As I argued in and after the 2016 referendum, I believe that the decision of the UK to leave the EU is a historic mistake. For all its undoubted flaws it has helped deliver economic growth and stability for us and our near neighbourhood over the period of our participation in it. The proclaimed advantages of leaving are speculative and the evidence of the damage which leaving is causing us is now present, including a substantial reduction in inward investment on which our recent economic growth has depended. Some of that damage may diminish with time if there is certainty to our future relationship. But the political turmoil which Brexit has unleashed does not make me optimistic about this.
But I am also very mindful that the result of the 2016 referendum cannot be ignored. If the public wish to have Brexit on the terms offered by the Prime Minister then they are entitled to get it irrespective of my own personal views. Similarly if there were alternative forms of Brexit that were certain and legally and constitutionally deliverable by Parliament they must merit consideration. Equally however, I do not think that we can close our mind to the possibility that the public could have changed its opinion on the desirability of Brexit altogether. We are now over two and a half years from the 2016 Referendum and the realities we are facing now bear little relationship to the debates that were taking place then. I entirely reject the view that a referendum result cannot be revisited if circumstances change. That is the opposite of democracy.
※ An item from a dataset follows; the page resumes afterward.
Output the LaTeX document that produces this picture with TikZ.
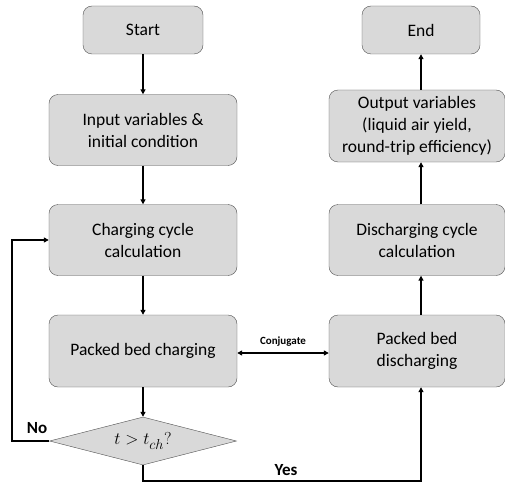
\documentclass[tikz,border=0pt]{standalone}
\usepackage{fontspec}
\setmainfont{Carlito}
\usetikzlibrary{arrows.meta, positioning, shapes.geometric}
\definecolor{boxfill}{RGB}{217,217,217}
\definecolor{boxline}{RGB}{80,80,80}

\begin{document}
\begin{tikzpicture}[x=1pt, y=-1pt,
    stepbox/.style={draw=boxline, fill=boxfill, rounded corners=9pt, thin,
      align=center, font=\fontsize{17.5}{22}\selectfont, inner sep=2pt},
    decision/.style={draw=boxline, fill=boxfill, diamond, aspect=3.9, thin,
      inner sep=0pt, minimum width=187pt, minimum height=48pt,
      font=\fontsize{19}{22}\selectfont},
    flow/.style={-{Triangle[length=5pt, width=5pt]}, line width=1.6pt},
    tag/.style={font=\bfseries\fontsize{17}{20}\selectfont}]
  \useasboundingbox (0,0) rectangle (505,484);
  % left column
  \node[stepbox, minimum width=120pt, minimum height=48pt] (start) at (143,30) {Start};
  \node[stepbox, minimum width=188pt, minimum height=71pt] (input) at (143,130) {Input variables \&\\initial condition};
  \node[stepbox, minimum width=188pt, minimum height=71pt] (chcalc) at (143,240) {Charging cycle\\calculation};
  \node[stepbox, minimum width=188pt, minimum height=72pt] (chbed) at (143,351) {Packed bed charging};
  \node[decision] (check) at (143,441) {$t > t_{ch}?$};
  % right column
  \node[stepbox, minimum width=118pt, minimum height=48pt] (finish) at (421,30) {End};
  \node[stepbox, minimum width=176pt, minimum height=72pt] (output) at (417,126) {Output variables\\(liquid air yield,\\round-trip efficiency)};
  \node[stepbox, minimum width=176pt, minimum height=71pt] (discalc) at (417,240) {Discharging cycle\\calculation};
  \node[stepbox, minimum width=176pt, minimum height=72pt] (disbed) at (417,351) {Packed bed\\discharging};
  \coordinate (loopl) at (12,441);
  \coordinate (loopb) at (143,481);
  % connectors
  \draw[flow] (start) -- (input);
  \draw[flow] (input) -- (chcalc);
  \draw[flow] (chcalc) -- (chbed);
  \draw[flow] (chbed) -- (check);
  \draw[flow] (check.west) -- (loopl) |- (chcalc.west);
  \draw[flow] (check.south) -- (loopb) -| (disbed.south -| finish);
  \draw[flow] (disbed.north -| finish) -- (discalc.south -| finish);
  \draw[flow] (discalc.north -| finish) -- (output.south -| finish);
  \draw[flow] (output.north -| finish) -- (finish);
  \draw[{Triangle[length=5pt, width=5pt]}-{Triangle[length=5pt, width=5pt]}, line width=1.6pt]
    ([yshift=-2pt]chbed.east) -- node[above=3pt, font=\bfseries\fontsize{11}{13}\selectfont] {Conjugate} ([yshift=-2pt]disbed.west);
  \node[tag] (no) at (37,428) {No};
  \node[tag] (yes) at (286,470) {Yes};
\end{tikzpicture}
\end{document}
This is why I believe that a further referendum to consult the public on the choices before us is desirable. It presupposes no single outcome and offers the best chance of resolving a prolonged national crisis. I will therefore be working at Westminster with like minded colleagues to try to promote it. But I will also endeavour to co-operate with all colleagues who support and promote rational plans for resolving the current parliamentary deadlock, in the event of the Government”s current deal being rejected. Should an attempt be made by the Labour Party to bring down the Government on a motion of No Confidence following any defeat of the Prime Minister’s deal, I will, of course, support the Prime Minister.